É este pois o momento em que se encontra a pátria amada, aquela a que nem os filhos aguentam mais, e foi a ela que o cronista voltou, três anos depois de ter ido ali no passado reler as seis mil crônicas que Elsie Lessa escreveu no GLOBO, todas sobre os pequenos detalhes da existência, zero de discurso e empáfia, todas eternizadas pela qualidade do texto e a falsa aparência de que não há nada mais fácil no jornalismo do que escrever crônicas. São joias literárias que ventilavam de delicadeza a edição barra pesada do jornal. Fernando Sabino e Antonio Maria também passaram por estas páginas, ambos praticantes desta mesma deliciosa arte de assediar o leitor com estupores da imaginação, histórias que assoprassem outros cenários para muito além do factual jornalístico, essa exigência de realidade que edita as outras seções.

Sabino e Maria primeiro ofereciam uma palavra despretensiosa assim como se estivessem falsamente desinteressados, como se não quisessem nada além da companhia do leitor para um papo durante o café da manhã. Depois engrenavam um cerca-Lourenço, contavam a origem engraçada da expressão, convidavam para uma caminhada, um drink sem fins lucrativos no Antonio’s, e eis que então, de conversa em conversa, a lábia do cronista, num texto que falava baixinho, ia levando o leitor de frase em frase, de preferência com poucas vírgulas, até o orgasmo do ponto final.

O cronista de segunda-feira tinha ido ali no arquivo sintonizar esses mestres, saber como escreviam a vida fora da pauta corriqueira, como lamentavam o amor perdido, como riam de si próprios — quando foi acordado pela gritaria cheia de certezas do grande tribunal da irritação nacional. Todos graves, faziam reflexões e apontavam o o caminho.

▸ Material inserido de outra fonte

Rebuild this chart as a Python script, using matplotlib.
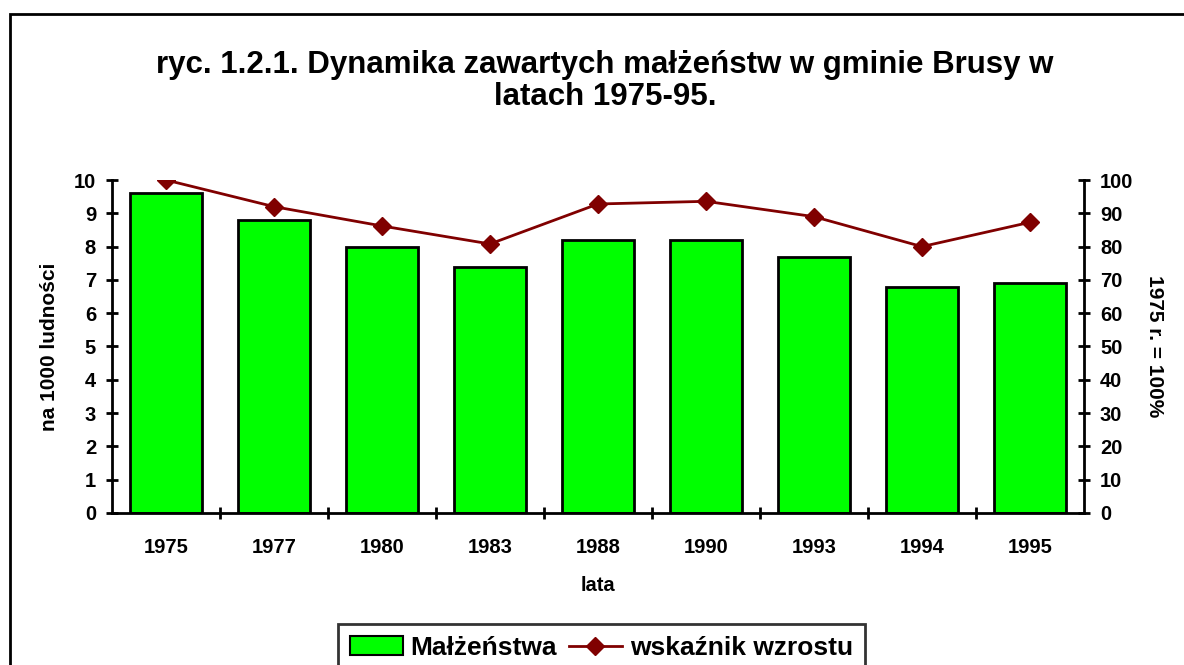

Tempos atrás, Verissimo espargia sobre os maus humores de outras crises as gotas de perfume da série “Poesia numa hora dessas”. Hoje, uma crônica numa hora-pior-ainda não vai resolver nada, mas é o que fica combinado. Com a bênção de Elsie Lessa, Antonio Maria e Fernando Sabino pode ser que brote algum sentido nas palavras, surja alguma graça nas parábolas e se abra uma janela para a segunda-feira respirar.